E allora mi, e vi, chiedo: non sarebbe stato forse utile costituire l’associazione Soci di Veneto Banca come vi avevo proposto circa un anno fa? L’associazione avrebbe potuto difendere l’interesse dei soci molto più di quanto sia ora possibile; mi pare inutile spiegarne le ragioni. Siamo stati troppo titubanti (anche perché molti, non so perché, si sono messi contro). Facciamo ancora a tempo? Ritenete ancora utile che i soci si avvalgano di questo strumento? Riflettete e, se del caso, parliamone».

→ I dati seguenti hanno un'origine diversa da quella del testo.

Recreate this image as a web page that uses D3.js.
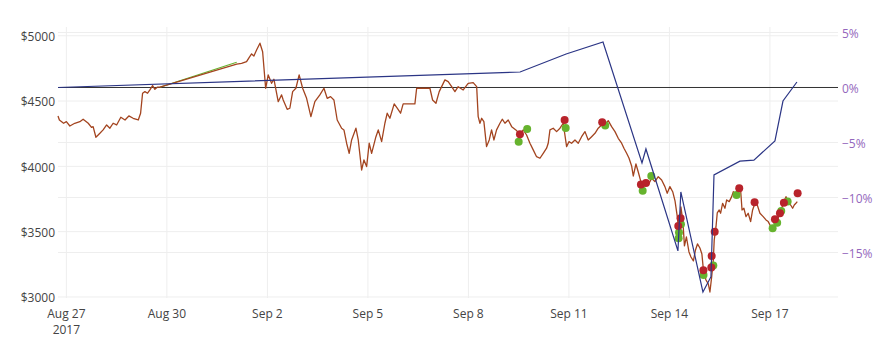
<!DOCTYPE html>
<html>
<head>
<meta charset="utf-8">
<script src="https://cdn.jsdelivr.net/npm/d3@7"></script>
<style>
  body { margin: 0; background: #fff; }
  text { font-family: "Open Sans", verdana, arial, sans-serif; font-size: 12px; }
</style>
</head>
<body>
<div id="chart"></div>
<script>
/* DATA (year 2017, "MM-DD HH:MM") */
// price line
const priceSeries = [
  ["08-26 18:00",4386],["08-26 19:00",4355],["08-26 22:00",4330],["08-27 00:00",4342],
  ["08-27 02:30",4309],["08-27 06:00",4330],["08-27 09:40",4342],["08-27 12:00",4361],
  ["08-27 15:40",4330],["08-27 18:00",4299],["08-27 19:10",4304],["08-27 21:10",4223],
  ["08-28 00:00",4253],["08-28 02:20",4279],["08-28 04:50",4317],["08-28 07:10",4292],
  ["08-28 09:30",4330],["08-28 12:00",4317],["08-28 15:00",4376],["08-28 18:00",4355],
  ["08-28 20:45",4386],["08-28 23:50",4368],["08-29 03:30",4355],["08-29 05:10",4407],
  ["08-29 06:35",4560],["08-29 08:15",4572],["08-29 10:10",4560],["08-29 11:50",4585],
  ["08-29 13:45",4618],["08-29 15:25",4590],["08-29 17:05",4606],["08-29 19:00",4606],
  ["09-01 02:00",4782],["09-01 05:30",4789],["09-01 09:05",4802],["09-01 11:00",4835],
  ["09-01 12:40",4861],["09-01 14:20",4845],["09-01 16:15",4891],["09-01 18:40",4943],
  ["09-01 20:35",4878],["09-01 22:45",4598],["09-02 00:35",4700],["09-02 03:00",4636],
  ["09-02 04:40",4667],["09-02 07:45",4495],["09-02 10:10",4547],["09-02 11:20",4508],
  ["09-02 14:10",4437],["09-02 16:05",4445],["09-02 18:05",4572],["09-02 20:25",4598],
  ["09-02 22:45",4700],["09-03 01:15",4598],["09-03 04:05",4521],["09-03 07:10",4381],
  ["09-03 10:00",4495],["09-03 13:35",4547],["09-03 16:30",4598],["09-03 18:50",4521],
  ["09-03 21:15",4534],["09-03 23:40",4508],["09-04 02:00",4355],["09-04 05:10",4292],
  ["09-04 06:50",4279],["09-04 08:45",4177],["09-04 10:35",4100],["09-04 12:20",4202],
  ["09-04 15:25",4292],["09-04 17:05",4202],["09-04 19:30",3972],["09-04 21:10",4049],
  ["09-04 23:05",3998],["09-05 00:55",4177],["09-05 02:40",4100],["09-05 05:45",4227],
  ["09-05 07:25",4279],["09-05 09:50",4189],["09-05 12:10",4330],["09-05 13:50",4407],
  ["09-05 15:45",4368],["09-05 18:50",4478],["09-05 21:00",4445],["09-05 23:25",4407],
  ["09-06 01:15",4478],["09-06 09:40",4478],["09-06 10:55",4598],["09-06 20:25",4598],
  ["09-06 22:20",4508],["09-07 00:45",4483],["09-07 03:05",4572],["09-07 07:10",4662],
  ["09-07 09:30",4649],["09-07 12:00",4610],["09-07 14:20",4572],["09-07 16:40",4610],
  ["09-07 20:15",4585],["09-07 23:50",4636],["09-08 03:25",4641],["09-08 05:55",4610],
  ["09-08 07:00",4381],["09-08 08:15",4330],["09-08 09:30",4368],["09-08 11:05",4342],
  ["09-08 13:00",4151],["09-08 14:55",4202],["09-08 16:35",4279],["09-08 18:15",4202],
  ["09-08 20:10",4279],["09-08 22:35",4330],["09-09 00:15",4361],["09-09 02:10",4330],
  ["09-09 04:30",4355],["09-09 07:00",4304],["09-09 10:00",4279],["09-09 12:55",4246],
  ["09-09 15:15",4279],["09-09 17:40",4240],["09-09 20:05",4177],["09-09 22:25",4126],
  ["09-10 00:50",4074],["09-10 03:15",4062],["09-10 05:35",4100],["09-10 08:00",4139],
  ["09-10 09:10",4177],["09-10 10:25",4279],["09-10 12:45",4292],["09-10 15:10",4266],
  ["09-10 17:35",4292],["09-10 19:55",4330],["09-10 22:20",4151],["09-11 00:00",4189],
  ["09-11 01:55",4177],["09-11 04:20",4202],["09-11 06:40",4177],["09-11 09:05",4227],
  ["09-11 11:30",4266],["09-11 13:50",4202],["09-11 16:15",4227],["09-11 18:40",4253],
  ["09-11 21:00",4292],["09-11 23:25",4317],["09-12 02:30",4330],["09-12 04:10",4350],
  ["09-12 06:35",4304],["09-12 09:00",4266],["09-12 11:20",4215],["09-12 13:45",4177],
  ["09-12 15:25",4139],["09-12 17:20",4100],["09-12 19:00",4064],["09-12 20:55",4003],
  ["09-12 22:05",3926],["09-13 00:00",4018],["09-13 01:40",3957],["09-13 03:35",3881],
  ["09-13 06:25",3871],["09-13 08:50",3858],["09-13 11:15",3909],["09-13 13:35",3883],
  ["09-13 16:00",3921],["09-13 18:25",3896],["09-13 20:45",3845],["09-13 22:25",3794],
  ["09-14 00:20",3845],["09-14 02:20",3806],["09-14 04:00",3735],["09-14 05:45",3605],
  ["09-14 06:50",3467],["09-14 08:15",3689],["09-14 09:40",3574],["09-14 10:45",3391],
  ["09-14 12:10",3459],["09-14 14:00",3345],["09-14 15:25",3306],["09-14 17:10",3276],
  ["09-14 18:40",3360],["09-14 20:05",3406],["09-14 21:50",3375],["09-14 23:15",3329],
  ["09-15 00:20",3207],["09-15 02:10",3130],["09-15 03:50",3100],["09-15 05:00",3038],
  ["09-15 06:15",3153],["09-15 07:25",3283],["09-15 08:05",3436],["09-15 09:20",3536],
  ["09-15 10:15",3643],["09-15 11:40",3666],["09-15 12:40",3641],["09-15 14:05",3717],
  ["09-15 15:45",3679],["09-15 17:00",3743],["09-15 18:50",3730],["09-15 20:35",3768],
  ["09-15 21:45",3806],["09-15 23:40",3794],["09-16 01:15",3845],["09-16 03:00",3819],
  ["09-16 04:00",3666],["09-16 05:20",3679],["09-16 06:50",3615],["09-16 08:25",3641],
  ["09-16 10:10",3577],["09-16 11:35",3666],["09-16 13:15",3717],["09-16 14:55",3704],
  ["09-16 16:50",3641],["09-16 19:10",3615],["09-16 21:10",3590],["09-16 22:45",3577],
  ["09-17 00:40",3538],["09-17 02:20",3526],["09-17 04:50",3577],["09-17 06:40",3628],
  ["09-17 08:25",3679],["09-17 10:00",3730],["09-17 11:30",3768],["09-17 13:05",3730],
  ["09-17 14:50",3704],["09-17 16:15",3679],["09-17 17:25",3704],["09-17 18:35",3717],
  ["09-17 19:35",3730]
];

// second (green) price line, visible only across the data gap
const gapSeries = [["08-29 19:00",4606],["09-01 02:00",4797]];

// green markers
const buyPoints = [
  ["09-09 12:00",4189],["09-09 18:05",4286],["09-10 21:40",4294],["09-12 02:00",4313],
  ["09-13 04:50",3814],["09-13 11:00",3926],["09-14 08:15",3557],["09-14 06:50",3494],
  ["09-14 06:35",3449],["09-15 00:25",3168],["09-15 07:25",3241],["09-16 00:05",3781],
  ["09-17 01:55",3526],["09-17 05:10",3569],["09-17 08:05",3658],["09-17 12:40",3730]
];

// red markers
const sellPoints = [
  ["09-09 12:55",4246],["09-10 20:55",4355],["09-11 23:50",4338],["09-13 03:35",3861],
  ["09-13 07:10",3873],["09-14 08:00",3603],["09-14 06:20",3544],["09-15 00:20",3205],
  ["09-15 06:15",3314],["09-15 06:00",3226],["09-15 08:25",3500],["09-16 02:00",3832],
  ["09-16 13:00",3725],["09-17 03:35",3595],["09-17 07:10",3641],["09-17 10:00",3722],
  ["09-17 19:50",3794]
];

// return line on the right axis (fraction)
const returnSeries = [
  ["08-26 18:00",0.000],["09-09 13:00",0.0141],["09-10 22:00",0.0305],["09-12 00:25",0.0414],
  ["09-13 04:20",-0.0686],["09-13 07:10",-0.0559],["09-14 06:05",-0.1486],["09-14 08:10",-0.0950],
  ["09-15 00:00",-0.1860],["09-15 05:45",-0.1720],["09-15 07:55",-0.0795],["09-16 02:30",-0.0670],
  ["09-16 12:30",-0.0660],["09-17 03:35",-0.0486],["09-17 09:20",-0.0123],["09-17 19:20",0.0050]
];

const priceTicks = [3000, 3500, 4000, 4500, 5000];
const returnTicks = [-0.15, -0.10, -0.05, 0, 0.05];
const dateTicks = ["08-27 00:00","08-30 00:00","09-02 00:00","09-05 00:00",
                   "09-08 00:00","09-11 00:00","09-14 00:00","09-17 00:00"];

/* CONSTANTS */
const width = 888, height = 355,
  margin = { top: 27, bottom: 57, left: 58, right: 50 };

const parse = d3.timeParse("%Y-%m-%d %H:%M");
const toDate = s => parse("2017-" + s);

const svg = d3.select("#chart").append("svg")
  .attr("width", width)
  .attr("height", height)
  .style("background", "#fff");

/* SCALES */
const xScale = d3.scaleTime()
  .domain([toDate("08-26 18:00"), toDate("09-19 00:45")])
  .range([margin.left, width - margin.right]);

const yScale = d3.scaleLinear()
  .domain([2992, 5067])
  .range([height - margin.bottom, margin.top]);

const y2Scale = d3.scaleLinear()
  .domain([-0.1914, 0.055])
  .range([height - margin.bottom, margin.top]);

/* GRID */
const grid = svg.append("g").attr("stroke", "#eee").attr("stroke-width", 1);

grid.selectAll(".vgrid")
  .data(dateTicks.map(toDate))
  .join("line")
  .attr("x1", d => xScale(d)).attr("x2", d => xScale(d))
  .attr("y1", margin.top).attr("y2", height - margin.bottom);

grid.selectAll(".hgrid")
  .data(priceTicks)
  .join("line")
  .attr("x1", margin.left).attr("x2", width - margin.right)
  .attr("y1", d => yScale(d)).attr("y2", d => yScale(d));

grid.selectAll(".hgrid2")
  .data(returnTicks.filter(d => d !== 0))
  .join("line")
  .attr("x1", margin.left).attr("x2", width - margin.right)
  .attr("y1", d => y2Scale(d)).attr("y2", d => y2Scale(d));

// zero line of the right axis
svg.append("line")
  .attr("x1", margin.left).attr("x2", width - margin.right)
  .attr("y1", y2Scale(0)).attr("y2", y2Scale(0))
  .attr("stroke", "#333").attr("stroke-width", 1);

/* AXES */
const yAxis = d3.axisLeft(yScale)
  .tickValues(priceTicks)
  .tickSize(0)
  .tickPadding(3)
  .tickFormat(d => "$" + d);

svg.append("g")
  .attr("transform", `translate(${margin.left},0)`)
  .call(yAxis)
  .call(g => g.select(".domain").remove())
  .call(g => g.selectAll("text").attr("fill", "#444").attr("dy", "0.4em")
    .style("font-family", '"Open Sans", verdana, arial, sans-serif').style("font-size", "12px"));

const y2Axis = d3.axisRight(y2Scale)
  .tickValues(returnTicks)
  .tickSize(0)
  .tickPadding(4)
  .tickFormat(d3.format(".0%"));

svg.append("g")
  .attr("transform", `translate(${width - margin.right},0)`)
  .call(y2Axis)
  .call(g => g.select(".domain").remove())
  .call(g => g.selectAll("text").attr("fill", "#9467bd").attr("dy", "0.4em")
    .style("font-family", '"Open Sans", verdana, arial, sans-serif').style("font-size", "12px"));

const fmtDay = d3.timeFormat("%b %-d");
const xLabels = svg.append("g").attr("fill", "#444").attr("text-anchor", "middle");
xLabels.selectAll("text.day")
  .data(dateTicks.map(toDate))
  .join("text")
  .attr("class", "day")
  .attr("x", d => xScale(d))
  .attr("y", 318)
  .text(d => fmtDay(d));
xLabels.append("text")
  .attr("x", xScale(toDate(dateTicks[0])))
  .attr("y", 334)
  .text("2017");

/* LINES */
const priceLine = d3.line()
  .x(d => xScale(toDate(d[0])))
  .y(d => yScale(d[1]));

svg.append("path")
  .datum(gapSeries)
  .attr("d", priceLine)
  .attr("fill", "none")
  .attr("stroke", "#66b32e")
  .attr("stroke-width", 1.2);

svg.append("path")
  .datum(priceSeries)
  .attr("d", priceLine)
  .attr("fill", "none")
  .attr("stroke", "#a3441f")
  .attr("stroke-width", 1.3)
  .attr("stroke-linejoin", "round");

/* MARKERS */
svg.append("g").selectAll("circle")
  .data(buyPoints)
  .join("circle")
  .attr("cx", d => xScale(toDate(d[0])))
  .attr("cy", d => yScale(d[1]))
  .attr("r", 4)
  .attr("fill", "#66b32e");

svg.append("g").selectAll("circle")
  .data(sellPoints)
  .join("circle")
  .attr("cx", d => xScale(toDate(d[0])))
  .attr("cy", d => yScale(d[1]))
  .attr("r", 4)
  .attr("fill", "#b8232b");

/* RETURN LINE */
const returnLine = d3.line()
  .x(d => xScale(toDate(d[0])))
  .y(d => y2Scale(d[1]));

svg.append("path")
  .datum(returnSeries)
  .attr("d", returnLine)
  .attr("fill", "none")
  .attr("stroke", "#2b3585")
  .attr("stroke-width", 1.2);
</script>
</body>
</html>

Le operazioni azionarie. Dalle intercettazioni emerge anche, secondo i pm, le pressioni esercitate a cascata dai vertici dell’istituto di Montebelluna per piazzare alla clientela azioni di Veneto Banca. In particolare nell’ordinanza viene citato Marco Maffei, capo area di Milano, secondo il quale Consoli lo avrebbe esortato così: «Cazzo, sulle azioni non state facendo niente».
E di fronte alle proteste dei soci che vogliono liberarsi delle azioni, l’ex amministratore delegato ha un’idea precisa su come comportarsi: «Se uno ha bisogno di soldi glieli finanziamo, cioè gli facciamo un prestito. Invece di smobilizzarle ti faccio un prestito anche a tassi molto bassi. Se invece è soltanto un problema di paura davvero non so cosa farci. Questa è la situazione: di fronte alla paura c’è la borsa, di fronte alla necessità c’è il finanziamento».